Some Holocaust survivors have received compensation since the 1950s of various amounts from Germany (“rents”) or from Israel, while some survivors began receiving compensation only later, particularly after the establishment of the “Article 2 Fund” in the middle of the 1990s, the legislation of the “Holocaust Survivors’ Benefits Law” in 2007, and the Dorner Committee report.

A research paper written by Dr. Shay Tsur of the Bank of Israel Research Department, using anonymized data of the Central Bureau of Statistics and the Holocaust Survivors’ Rights Authority, focuses on one of the most important and curious aspects of compensation to Holocaust survivors—the ramifications of the reparations on the schooling of survivors’ children. Comparing households that received compensation, but with the abovementioned different timing, the research found that reparations paid to parents beginning from the 1950s and 1960s, meaning when their children were still young enough, led to an increase in schooling of the second generation, particularly for women. This is compared to children who were already adults when their parents began to receive the reparations, mainly from the 1990s and onward.

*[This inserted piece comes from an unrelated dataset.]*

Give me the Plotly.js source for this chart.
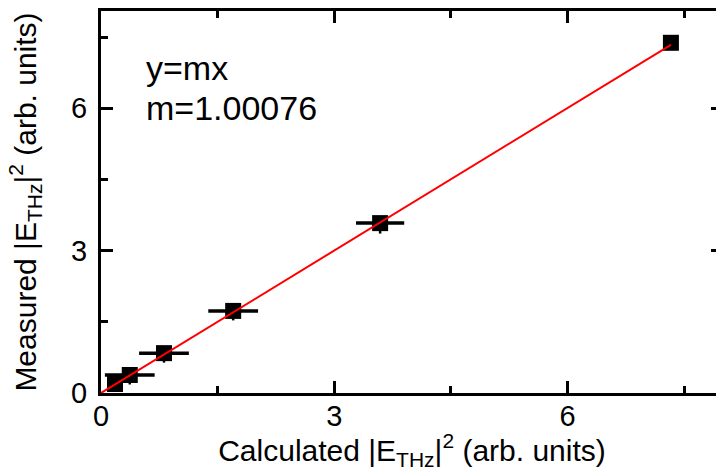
<!DOCTYPE html>
<html>
<head>
<meta charset="utf-8">
<script src="https://cdn.plot.ly/plotly-3.0.1.min.js"></script>
<style>
html,body{margin:0;padding:0;overflow:hidden;background:#fff;}
#chart{width:730px;height:471px;}
</style>
</head>
<body>
<div id="chart"></div>
<script>
// Data
const calcX   = [0.18, 0.37, 0.81, 1.70, 3.59, 7.33];
const measY   = [0.19, 0.38, 0.84, 1.73, 3.58, 7.38];
const errX    = [0.05, 0.32, 0.32, 0.32, 0.31, 0.0];
const errYup  = [0.0, 0.08, 0.08, 0.08, 0.08, 0.0];
const errYdn  = [0.0, 0.2, 0.2, 0.2, 0.22, 0.0];
const slope   = 1.00076;
const fitX    = [0, 7.33];
const fitY    = fitX.map(v => slope * v);
const tickVals = [0, 3, 6];
const tickText = ['0', '3', '6'];
const minorVals = [1.5, 4.5, 7.5];
const fitLabel1 = 'y=mx';
const fitLabel2 = 'm=' + slope.toFixed(5);

const font = 'Liberation Sans, Arial, Helvetica, sans-serif';

const traces = [
  {
    x: calcX, y: measY, type: 'scatter', mode: 'markers',
    marker: {symbol: 'square', size: 16, color: '#000'},
    error_x: {type: 'data', array: errX, visible: true, color: '#000', thickness: 3.5, width: 0},
    error_y: {type: 'data', symmetric: false, array: errYup, arrayminus: errYdn, visible: true, color: '#000', thickness: 2.5, width: 0},
    showlegend: false
  },
  {
    x: fitX, y: fitY, type: 'scatter', mode: 'lines',
    line: {color: '#ff0000', width: 2},
    showlegend: false
  }
];

const axisCommon = {
  showgrid: false, zeroline: false,
  showline: true, linecolor: '#000', linewidth: 3,
  mirror: 'allticks', ticks: 'inside', ticklen: 12, tickwidth: 3, tickcolor: '#000',
  tickfont: {family: font, size: 29, color: '#000'},
  tickvals: tickVals, ticktext: tickText,
  minor: {tickvals: minorVals, ticks: 'inside', ticklen: 7, tickwidth: 3, tickcolor: '#000'}
};

const layout = {
  width: 730, height: 471,
  margin: {l: 101, r: 7, t: 11, b: 78},
  paper_bgcolor: '#fff', plot_bgcolor: '#fff',
  font: {family: font, color: '#000'},
  xaxis: Object.assign({}, axisCommon, {
    range: [0, 8],
    ticklabelstandoff: -5,
    title: {text: 'Calculated |E<sub>THz</sub>|<sup>2</sup> (arb. units)', font: {family: font, size: 30, color: '#000'}, standoff: 10}
  }),
  yaxis: Object.assign({}, axisCommon, {
    range: [0, 8.05],
    ticklabelstandoff: 5,
    title: {text: 'Measured |E<sub>THz</sub>|<sup>2</sup> (arb. units)', font: {family: font, size: 30, color: '#000'}, standoff: 26}
  }),
  annotations: [
    {xref: 'paper', yref: 'paper', x: 0.069, y: 0.852, xanchor: 'left', yanchor: 'middle',
     text: fitLabel1, showarrow: false, font: {family: font, size: 34, color: '#000'}},
    {xref: 'paper', yref: 'paper', x: 0.069, y: 0.747, xanchor: 'left', yanchor: 'middle',
     text: fitLabel2, showarrow: false, font: {family: font, size: 34, color: '#000'}}
  ]
};

Plotly.newPlot('chart', traces, layout, {displayModeBar: false, staticPlot: true});
</script>
</body>
</html>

In Israel there are 3 main groups of Holocaust survivors who receive compensation. The first group consists of survivors who immigrated to Israel from Germany or belonged to the “Germanic language and culture group” (according to the German law) and who were entitled, for the most part since 1956, to a monthly payment equal to about 30 percent of the average wage over the years. This group also received a large one-time payment at the beginning of the payment as a retroactive compensation. As of 1972 (2 years after Germany closed the option of submitting a claim), 100,000 survivors received regular compensation from Germany.

The second group consists of survivors who immigrated to Israel prior to October 1953 from countries other than Germany and did not manage or did not wish to prove that they belonged to the “Germanic language and culture group”. Survivors in this group were, starting from 1957, entitled to a lower monthly payment from Israel, equal to about 10 percent of the average wage in the economy. Survivors in those first 2 groups made up, as of the beginning of the 1970s, about 5 percent of Israel’s population.

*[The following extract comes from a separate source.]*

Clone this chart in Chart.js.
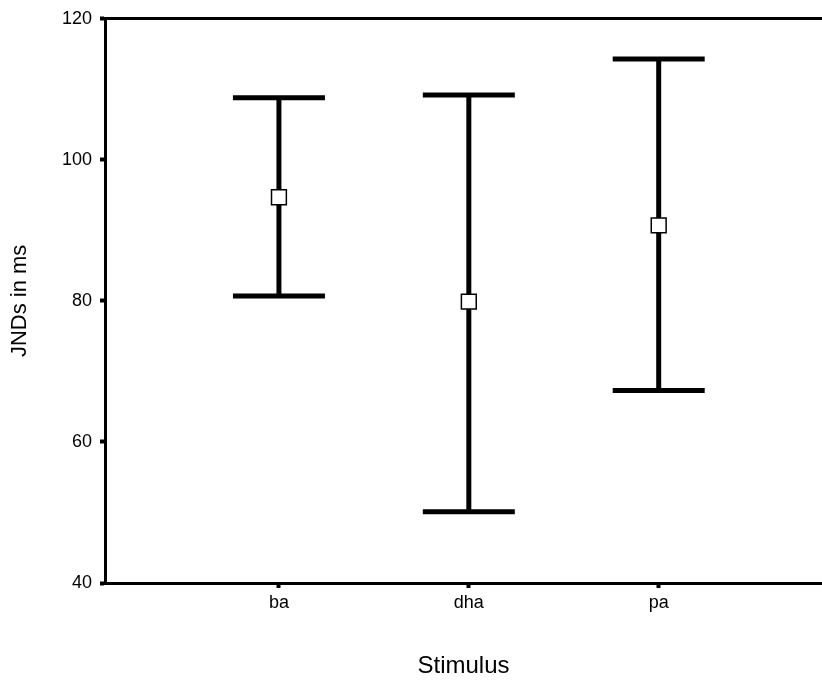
<!DOCTYPE html>
<html>
<head>
<meta charset="utf-8">
<script src="https://cdn.jsdelivr.net/npm/chart.js@4"></script>
<style>
  html, body { margin: 0; padding: 0; background: #fff; overflow: hidden; }
  #wrap { width: 822px; height: 681px; overflow: hidden; }
</style>
</head>
<body>
<div id="wrap"><canvas id="c" width="834" height="681"></canvas></div>
<script>
// ---- data ----
const categories = ['ba', 'dha', 'pa'];
const means = [94.7, 79.9, 90.7];
const lower = [80.7, 50.1, 67.3];
const upper = [108.8, 109.2, 114.3];
const yTicks = [40, 60, 80, 100, 120];

const meanPoints = categories.map((c, i) => ({ x: i + 1, y: means[i] }));

const errorBarPlugin = {
  id: 'errorBars',
  beforeDatasetsDraw(chart) {
    const { ctx, scales: { x, y } } = chart;
    ctx.save();
    ctx.strokeStyle = '#000';
    ctx.lineCap = 'butt';
    categories.forEach((c, i) => {
      const px = x.getPixelForValue(i + 1);
      const pLo = y.getPixelForValue(lower[i]);
      const pHi = y.getPixelForValue(upper[i]);
      ctx.lineWidth = 5;
      ctx.beginPath();
      ctx.moveTo(px, pLo);
      ctx.lineTo(px, pHi);
      ctx.stroke();
      ctx.beginPath();
      ctx.moveTo(px - 46, pHi);
      ctx.lineTo(px + 46, pHi);
      ctx.moveTo(px - 46, pLo);
      ctx.lineTo(px + 46, pLo);
      ctx.stroke();
    });
    ctx.restore();
  }
};

new Chart(document.getElementById('c'), {
  type: 'scatter',
  data: {
    datasets: [{
      data: meanPoints,
      pointStyle: 'rect',
      pointRadius: 10.5,
      pointHoverRadius: 10.5,
      pointBackgroundColor: '#fff',
      pointBorderColor: '#000',
      pointBorderWidth: 1.5
    }]
  },
  options: {
    responsive: false,
    animation: false,
    events: [],
    layout: { padding: { top: 12, right: 0, left: 0, bottom: 0 } },
    plugins: { legend: { display: false }, tooltip: { enabled: false } },
    scales: {
      x: {
        type: 'linear',
        min: 0.084,
        max: 3.86,
        afterBuildTicks(scale) { scale.ticks = categories.map((c, i) => ({ value: i + 1 })); },
        afterFit(scale) { scale.height = 98; },
        ticks: {
          callback: (v) => categories[Math.round(v) - 1] ?? '',
          color: '#000',
          font: { family: 'Liberation Sans, Arial, sans-serif', size: 18 },
          padding: 4,
          maxRotation: 0,
          autoSkip: false
        },
        grid: { drawOnChartArea: false, drawTicks: true, tickLength: 5, tickWidth: 4, tickColor: '#000' },
        border: { display: true, color: '#000', width: 3 },
        title: {
          display: true,
          text: 'Stimulus',
          color: '#000',
          font: { family: 'Liberation Sans, Arial, sans-serif', size: 24 },
          padding: { top: 5, bottom: 0 }
        }
      },
      y: {
        min: 40,
        max: 120,
        afterBuildTicks(scale) { scale.ticks = yTicks.map(v => ({ value: v })); },
        afterFit(scale) { scale.width = 105; },
        ticks: {
          color: '#000',
          font: { family: 'Liberation Sans, Arial, sans-serif', size: 18 },
          padding: 8
        },
        grid: {
          drawOnChartArea: true,
          color: (ctx) => (ctx.tick && ctx.tick.value === 120 ? '#000' : 'rgba(0,0,0,0)'),
          lineWidth: 3,
          drawTicks: true,
          tickLength: 5,
          tickWidth: 4,
          tickColor: '#000'
        },
        border: { display: true, color: '#000', width: 3 },
        title: {
          display: true,
          text: 'JNDs in ms',
          color: '#000',
          font: { family: 'Liberation Sans, Arial, sans-serif', size: 22 },
          padding: { top: 7, bottom: 0 }
        }
      }
    }
  },
  plugins: [errorBarPlugin]
});
</script>
</body>
</html>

The third group includes tens of thousands of survivors who were not entitled to any compensation until 1996. These individuals were not of German origin, nor did they belong to the “Germanic language and culture group”. They either arrived in Israel after October 1953 or were not able to overcome the hurdles of the Israeli or German bureaucracies during the 1950s and 1960s.

The research found a positive effect of the compensation on the human capital of the children, and it is significantly more notable among girls. Calculations based on the estimation obtained from a multivariable regression (a statistical method that neutralizes differences deriving from other factors) indicate that relatively low compensation to both parents (which was received from Israel since the 1950s) increased the number of years of study for girls by 0.7 school years, and relatively high compensation (received from Germany since the 1950s) to both parents, by 0.42 years. The research also found that the compensation led to an increase of 1.4 to 8.2 percentage points in the probability of acquiring post-secondary or higher schooling, and to an increase of up to 13.5 percent in their wage, depending on the number of household recipients and the amount of compensation received.

Gaps in schooling and income between groups in Israel derive from a range of reasons, most of which are not related to Tsur’s research, and it is important to examine the results of his research compared to general gaps: based on research carried out in 2015 by Nurit Dovrin from the Central Bureau of Statistics, for Israelis who were 25–44 years old in 2015, with both parents born in America or in Europe, there is a 20 percentage point larger probability of acquiring post-secondary schooling than Israelis whose parents were born in Asia or Africa, and the gaps among older people are even wider. Even though in Tsur’s research, compensation to Holocaust survivors led to an increase of 1.4 to 8.2 percentage points in the probability of women born to Holocaust survivors to acquire higher education, it explains only a small part of the general gaps in schooling in Israel according to parents’ origin, particularly when considering the low share of children of Holocaust survivors among all those of America or European origin.

The research examines a range of other sources that could have led to gaps in schooling that were found among households that received compensation at various timings, and rules out the possibility that they bias the results. In order to carry out a comparison with reliable results, the research only compares children for whom both parents are Holocaust survivors, also conducts separate tests by countries of origin, and discusses extensively the system of submitting requests and the refusal of some survivors to receive reparations from Germany. The research also discusses a possible reason that the results obtained were significant primarily among women: for men there were more immediate employment opportunities. These reduced their incentive to continue to study and to pass on employment and at times on support of the family.